There are moments in everyone’s life when God calls us to a deeper level of humility….
Things have been pretty busy here. School and the Brain Balance Program for Daniel both started at about the same time, my home business is moving along, and the rest of the household still needs to be run. I’ve already seen improvement in Daniel from doing Brain Balance; however, it’s been a little more intensive than I anticipated. 3 hours a day may not seem like a lot at a glance, but when you add in everything else plus the varying needs of one’s children at any given notice, it can get overloaded.
On top of that, my three older children stopped taking naps this summer. That may not seem like a huge deal. …but it is. My introverted personality needs that down time, and afternoon downtime is a bit different than evening downtime. Needless to say, I’ve pretty much been running in survival mode the last few months.

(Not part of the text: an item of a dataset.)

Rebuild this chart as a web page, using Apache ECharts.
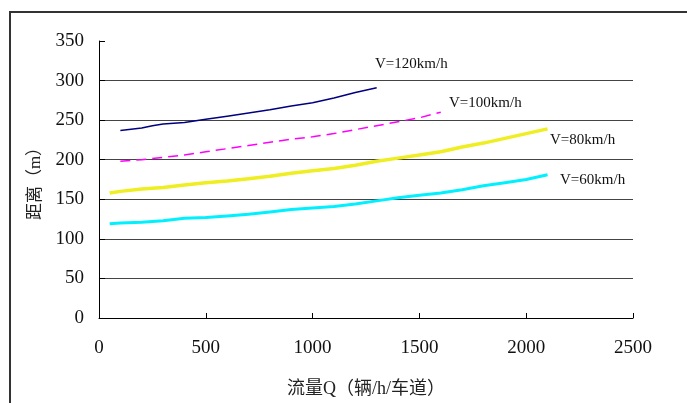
<!DOCTYPE html>
<html>
<head>
<meta charset="utf-8">
<script src="https://cdn.jsdelivr.net/npm/echarts@6/dist/echarts.min.js"></script>
<style>
html,body{margin:0;padding:0;background:#fff;}
#main{width:687px;height:403px;}
</style>
</head>
<body>
<div id="main"></div>
<script>
var xTicks = [0, 500, 1000, 1500, 2000, 2500];
var yTicks = [0, 50, 100, 150, 200, 250, 300, 350];

var q120 = [100, 200, 250, 300, 400, 500, 600, 700, 800, 900, 1000, 1100, 1200, 1300];
var v120 = [237, 240, 243, 245, 247, 251, 255, 259, 263, 268, 272, 278, 285, 291];

var q100 = [100, 200, 300, 400, 500, 600, 700, 800, 900, 1000, 1100, 1200, 1300, 1400, 1500, 1600];
var v100 = [198, 200, 203, 206, 210, 214, 218, 222, 226, 229, 233, 238, 243, 248, 253, 260];

var q80 = [50, 100, 200, 300, 400, 500, 600, 700, 800, 900, 1000, 1100, 1200, 1300, 1400, 1500, 1600, 1700, 1800, 1900, 2000, 2100];
var v80 = [158, 160, 163, 165, 168, 171, 173, 176, 179, 183, 186, 189, 193, 198, 202, 206, 210, 216, 221, 227, 233, 239];

var q60 = [50, 100, 200, 300, 400, 500, 600, 700, 800, 900, 1000, 1100, 1200, 1300, 1400, 1500, 1600, 1700, 1800, 1900, 2000, 2100];
var v60 = [119, 120, 121, 123, 126, 127, 129, 131, 134, 137, 139, 141, 144, 148, 152, 155, 158, 162, 167, 171, 175, 181];

var seriesNames = ['V=120km/h', 'V=100km/h', 'V=80km/h', 'V=60km/h'];

function pairs(xs, ys) { return xs.map(function (x, i) { return [x, ys[i]]; }); }

var FONT = '"Liberation Serif", "Noto Sans CJK SC", serif';
var chart = echarts.init(document.getElementById('main'), null, {renderer: 'canvas'});
chart.setOption({
  animation: false,
  backgroundColor: '#fff',
  grid: {left: 99, right: 54, top: 41, bottom: 81, containLabel: false},
  xAxis: {
    type: 'value', min: 0, max: 2500, interval: 500,
    name: '流量Q（辆/h/车道）', nameLocation: 'middle', nameGap: 62,
    nameTextStyle: {fontFamily: FONT, fontSize: 18, color: '#222'},
    axisLine: {show: true, lineStyle: {color: '#000', width: 1}},
    axisTick: {show: true, inside: true, length: 5, lineStyle: {color: '#000'}},
    axisLabel: {fontFamily: FONT, fontSize: 19, color: '#111', margin: 21,
      formatter: function (v) { return String(v); }},
    splitLine: {show: false}
  },
  yAxis: {
    type: 'value', min: 0, max: 350, interval: 50,
    name: '距离（m）', nameLocation: 'middle', nameGap: 55, nameRotate: 90,
    nameTextStyle: {fontFamily: FONT, fontSize: 17, color: '#222'},
    axisLine: {show: true, lineStyle: {color: '#000', width: 1}},
    axisTick: {show: true, inside: true, length: 6, lineStyle: {color: '#000'}},
    axisLabel: {fontFamily: FONT, fontSize: 19, color: '#111', margin: 15,
      formatter: function (v) { return String(v); }},
    splitLine: {show: true, showMinLine: false, showMaxLine: false, lineStyle: {color: '#444', width: 1}}
  },
  series: [
    {name: seriesNames[0], type: 'line', data: pairs(q120, v120), showSymbol: false,
     lineStyle: {color: '#000080', width: 1.5}},
    {name: seriesNames[1], type: 'line', data: pairs(q100, v100), showSymbol: false,
     lineStyle: {color: '#ff00ff', width: 1.5, type: [10, 6]}},
    {name: seriesNames[2], type: 'line', data: pairs(q80, v80), showSymbol: false,
     lineStyle: {color: '#eeee22', width: 3.5}},
    {name: seriesNames[3], type: 'line', data: pairs(q60, v60), showSymbol: false,
     lineStyle: {color: '#00f0ff', width: 3}}
  ],
  graphic: [
    {type: 'rect', shape: {x: 10, y: 12, width: 700, height: 420},
     style: {fill: 'none', stroke: '#333', lineWidth: 2}, z: 100},
    {type: 'text', left: 375, top: 57, style: {text: seriesNames[0], font: '15px ' + FONT, fill: '#111'}},
    {type: 'text', left: 449, top: 96, style: {text: seriesNames[1], font: '15px ' + FONT, fill: '#111'}},
    {type: 'text', left: 550, top: 133, style: {text: seriesNames[2], font: '15px ' + FONT, fill: '#111'}},
    {type: 'text', left: 560, top: 173, style: {text: seriesNames[3], font: '15px ' + FONT, fill: '#111'}}
  ]
});
</script>
</body>
</html>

In all of this, I’ve finally come to terms with the fact that I’m being taught a lesson in humility. I’ve always been one to say, “I’ll just do it myself.” You know… I can’t do it all myself, and that’s okay.
So what can I do? Well, to be completely honest, I’m still working on that. However, the first thing I need to keep in mind is to always put my trust in God. …and not just when things are really bad or really good. I need to make it a perpetual habit.
I also need to be willing to except help from others. I don’t know about you, but this is something I really struggle with. I’m the type of person who will be at your doorstep with a hot meal if I can… meaning, if I have the van that day. This is something that truly gives so much joy to my heart! However, my pride keeps me from allowing others to experience that same joy, when I don’t ask for help.
I really came to terms with this the other night. We were at our couple’s group and had some time where we split off – men in one area of the house, and the women in another. We used this time to share with each other our low points, our high points, and any prayer intentions that we had. I was able to share with these other women where I was struggling, and accept the help they had to offer. It can be really difficult to say yes when someone offers to watch your kids for a few hours so you can get some things done, or even to just go and be alone for a while. But it’s okay.
I wrote a post a few months ago on the need for community. This is something that I’ve strongly desired in my own life. Part of community is helping one another out… It’s being able to give to others, but also to receive from others.
Another thing that I’ve been really struggling with is homeschooling. I strongly value homeschooling. I never thought I’d ever send my kids to school (unless they wanted to for sports in high school). However, I’m coming to terms with the fact that it may be in the best interest of my 3 and 4 year old to send them to preschool this year. This isn’t set in stone yet, but I am in the works of filling out a preschool application. Who knows…. this may just be for a season while we get Daniel the help he needs, or we may continue to send them to school.
God gives us these lesson throughout our life. I know that what I go through today may help or provide encouragement for someone tomorrow.
If this has encouraged you in any way, please let me know in the comments.
Also, feel free to share what God is teaching you today… who knows, your comment may encourage someone else who’s struggling. 🙂
Lady Locust says
What a fabulous post. One quick thing is that most preschools operate quite differently than public schools which are run by our government. This is a good thing and might prove beneficial to your children and yourself. Then on a different note, I will say (confess) that when I make mistakes which I do just as any other human, I beat myself up like no one else would think of. I know God is using those mistakes to teach me a lesson, but it would sure be a lot more pleasant if learning lessons was more like picking flowers than like falling on gravel. There, it’s out there now. Thank you for letting me share.
Thank you! And thank you so much for sharing! I totally agree. I tend to beat myself up as well, but you’re right, God is teaching us wonderful lessons through each mistake that have the potential to bring us closer to Him.